⟨
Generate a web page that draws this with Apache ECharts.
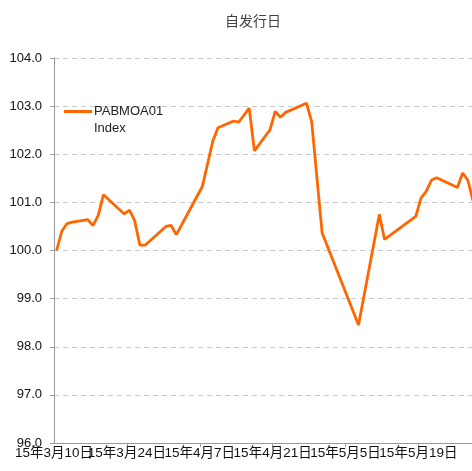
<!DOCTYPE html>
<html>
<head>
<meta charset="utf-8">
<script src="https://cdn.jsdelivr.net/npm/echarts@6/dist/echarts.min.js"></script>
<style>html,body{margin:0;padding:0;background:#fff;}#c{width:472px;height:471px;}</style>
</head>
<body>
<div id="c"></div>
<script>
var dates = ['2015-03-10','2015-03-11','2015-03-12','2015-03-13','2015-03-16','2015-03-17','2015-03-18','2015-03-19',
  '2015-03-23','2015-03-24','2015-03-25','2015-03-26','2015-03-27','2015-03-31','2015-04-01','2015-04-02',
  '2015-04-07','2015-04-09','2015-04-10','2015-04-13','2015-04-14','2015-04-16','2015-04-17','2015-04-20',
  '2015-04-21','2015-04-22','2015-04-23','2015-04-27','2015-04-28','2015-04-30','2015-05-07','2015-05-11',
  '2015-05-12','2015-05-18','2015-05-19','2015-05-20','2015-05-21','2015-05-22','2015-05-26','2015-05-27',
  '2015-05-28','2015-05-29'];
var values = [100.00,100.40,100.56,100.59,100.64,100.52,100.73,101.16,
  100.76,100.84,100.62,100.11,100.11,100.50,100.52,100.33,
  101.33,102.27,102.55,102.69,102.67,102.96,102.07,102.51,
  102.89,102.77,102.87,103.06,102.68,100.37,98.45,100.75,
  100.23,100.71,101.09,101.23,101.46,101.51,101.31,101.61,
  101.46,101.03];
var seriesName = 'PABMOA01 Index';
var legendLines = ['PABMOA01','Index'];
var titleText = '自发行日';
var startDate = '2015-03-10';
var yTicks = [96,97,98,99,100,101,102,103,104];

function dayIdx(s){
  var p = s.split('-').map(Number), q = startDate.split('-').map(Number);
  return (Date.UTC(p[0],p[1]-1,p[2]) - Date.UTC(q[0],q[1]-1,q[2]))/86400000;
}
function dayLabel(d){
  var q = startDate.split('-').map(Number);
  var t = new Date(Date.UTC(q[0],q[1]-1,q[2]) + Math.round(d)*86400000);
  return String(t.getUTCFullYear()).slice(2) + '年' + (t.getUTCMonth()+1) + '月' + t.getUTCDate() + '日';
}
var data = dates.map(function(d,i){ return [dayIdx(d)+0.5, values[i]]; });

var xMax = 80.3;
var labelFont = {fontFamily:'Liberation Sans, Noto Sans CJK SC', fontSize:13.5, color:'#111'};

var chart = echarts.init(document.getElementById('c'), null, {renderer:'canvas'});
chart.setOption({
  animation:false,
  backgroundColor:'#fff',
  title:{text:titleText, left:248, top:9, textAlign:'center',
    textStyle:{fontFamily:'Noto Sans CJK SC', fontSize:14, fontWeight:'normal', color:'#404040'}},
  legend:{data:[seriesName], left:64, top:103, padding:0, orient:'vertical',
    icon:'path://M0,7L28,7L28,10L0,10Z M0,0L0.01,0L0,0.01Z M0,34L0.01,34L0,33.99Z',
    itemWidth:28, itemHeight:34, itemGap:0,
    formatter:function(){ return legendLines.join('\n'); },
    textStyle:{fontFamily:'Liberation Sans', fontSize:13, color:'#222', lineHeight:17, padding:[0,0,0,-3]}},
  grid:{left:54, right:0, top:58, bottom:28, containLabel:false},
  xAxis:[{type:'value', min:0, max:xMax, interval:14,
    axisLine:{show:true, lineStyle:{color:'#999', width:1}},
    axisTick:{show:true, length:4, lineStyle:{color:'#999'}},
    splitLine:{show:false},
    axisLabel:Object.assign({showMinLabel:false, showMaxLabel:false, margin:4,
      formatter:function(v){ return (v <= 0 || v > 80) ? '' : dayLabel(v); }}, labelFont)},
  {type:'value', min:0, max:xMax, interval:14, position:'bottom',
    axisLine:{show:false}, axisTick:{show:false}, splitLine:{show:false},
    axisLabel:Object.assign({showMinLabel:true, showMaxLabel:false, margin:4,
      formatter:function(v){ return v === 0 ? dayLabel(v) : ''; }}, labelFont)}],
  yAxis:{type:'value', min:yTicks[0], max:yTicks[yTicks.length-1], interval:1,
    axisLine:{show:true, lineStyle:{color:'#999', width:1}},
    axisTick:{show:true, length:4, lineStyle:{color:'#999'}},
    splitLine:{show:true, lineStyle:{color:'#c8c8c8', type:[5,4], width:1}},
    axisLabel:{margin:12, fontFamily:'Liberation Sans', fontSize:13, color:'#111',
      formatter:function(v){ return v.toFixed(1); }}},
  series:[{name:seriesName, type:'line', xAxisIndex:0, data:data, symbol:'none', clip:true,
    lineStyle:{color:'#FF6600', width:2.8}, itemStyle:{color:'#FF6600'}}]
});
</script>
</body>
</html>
⟩
• [PROBLEM DESCRIPTION] Working from the lines above, reproduce the material exactly and exclude its pictures.

• [SOLUTION TO THIS TASK]
Generate a web page that draws this with Apache ECharts.
<!DOCTYPE html>
<html>
<head>
<meta charset="utf-8">
<script src="https://cdn.jsdelivr.net/npm/echarts@6/dist/echarts.min.js"></script>
<style>html,body{margin:0;padding:0;background:#fff;}#c{width:472px;height:471px;}</style>
</head>
<body>
<div id="c"></div>
<script>
var dates = ['2015-03-10','2015-03-11','2015-03-12','2015-03-13','2015-03-16','2015-03-17','2015-03-18','2015-03-19',
  '2015-03-23','2015-03-24','2015-03-25','2015-03-26','2015-03-27','2015-03-31','2015-04-01','2015-04-02',
  '2015-04-07','2015-04-09','2015-04-10','2015-04-13','2015-04-14','2015-04-16','2015-04-17','2015-04-20',
  '2015-04-21','2015-04-22','2015-04-23','2015-04-27','2015-04-28','2015-04-30','2015-05-07','2015-05-11',
  '2015-05-12','2015-05-18','2015-05-19','2015-05-20','2015-05-21','2015-05-22','2015-05-26','2015-05-27',
  '2015-05-28','2015-05-29'];
var values = [100.00,100.40,100.56,100.59,100.64,100.52,100.73,101.16,
  100.76,100.84,100.62,100.11,100.11,100.50,100.52,100.33,
  101.33,102.27,102.55,102.69,102.67,102.96,102.07,102.51,
  102.89,102.77,102.87,103.06,102.68,100.37,98.45,100.75,
  100.23,100.71,101.09,101.23,101.46,101.51,101.31,101.61,
  101.46,101.03];
var seriesName = 'PABMOA01 Index';
var legendLines = ['PABMOA01','Index'];
var titleText = '自发行日';
var startDate = '2015-03-10';
var yTicks = [96,97,98,99,100,101,102,103,104];

function dayIdx(s){
  var p = s.split('-').map(Number), q = startDate.split('-').map(Number);
  return (Date.UTC(p[0],p[1]-1,p[2]) - Date.UTC(q[0],q[1]-1,q[2]))/86400000;
}
function dayLabel(d){
  var q = startDate.split('-').map(Number);
  var t = new Date(Date.UTC(q[0],q[1]-1,q[2]) + Math.round(d)*86400000);
  return String(t.getUTCFullYear()).slice(2) + '年' + (t.getUTCMonth()+1) + '月' + t.getUTCDate() + '日';
}
var data = dates.map(function(d,i){ return [dayIdx(d)+0.5, values[i]]; });

var xMax = 80.3;
var labelFont = {fontFamily:'Liberation Sans, Noto Sans CJK SC', fontSize:13.5, color:'#111'};

var chart = echarts.init(document.getElementById('c'), null, {renderer:'canvas'});
chart.setOption({
  animation:false,
  backgroundColor:'#fff',
  title:{text:titleText, left:248, top:9, textAlign:'center',
    textStyle:{fontFamily:'Noto Sans CJK SC', fontSize:14, fontWeight:'normal', color:'#404040'}},
  legend:{data:[seriesName], left:64, top:103, padding:0, orient:'vertical',
    icon:'path://M0,7L28,7L28,10L0,10Z M0,0L0.01,0L0,0.01Z M0,34L0.01,34L0,33.99Z',
    itemWidth:28, itemHeight:34, itemGap:0,
    formatter:function(){ return legendLines.join('\n'); },
    textStyle:{fontFamily:'Liberation Sans', fontSize:13, color:'#222', lineHeight:17, padding:[0,0,0,-3]}},
  grid:{left:54, right:0, top:58, bottom:28, containLabel:false},
  xAxis:[{type:'value', min:0, max:xMax, interval:14,
    axisLine:{show:true, lineStyle:{color:'#999', width:1}},
    axisTick:{show:true, length:4, lineStyle:{color:'#999'}},
    splitLine:{show:false},
    axisLabel:Object.assign({showMinLabel:false, showMaxLabel:false, margin:4,
      formatter:function(v){ return (v <= 0 || v > 80) ? '' : dayLabel(v); }}, labelFont)},
  {type:'value', min:0, max:xMax, interval:14, position:'bottom',
    axisLine:{show:false}, axisTick:{show:false}, splitLine:{show:false},
    axisLabel:Object.assign({showMinLabel:true, showMaxLabel:false, margin:4,
      formatter:function(v){ return v === 0 ? dayLabel(v) : ''; }}, labelFont)}],
  yAxis:{type:'value', min:yTicks[0], max:yTicks[yTicks.length-1], interval:1,
    axisLine:{show:true, lineStyle:{color:'#999', width:1}},
    axisTick:{show:true, length:4, lineStyle:{color:'#999'}},
    splitLine:{show:true, lineStyle:{color:'#c8c8c8', type:[5,4], width:1}},
    axisLabel:{margin:12, fontFamily:'Liberation Sans', fontSize:13, color:'#111',
      formatter:function(v){ return v.toFixed(1); }}},
  series:[{name:seriesName, type:'line', xAxisIndex:0, data:data, symbol:'none', clip:true,
    lineStyle:{color:'#FF6600', width:2.8}, itemStyle:{color:'#FF6600'}}]
});
</script>
</body>
</html>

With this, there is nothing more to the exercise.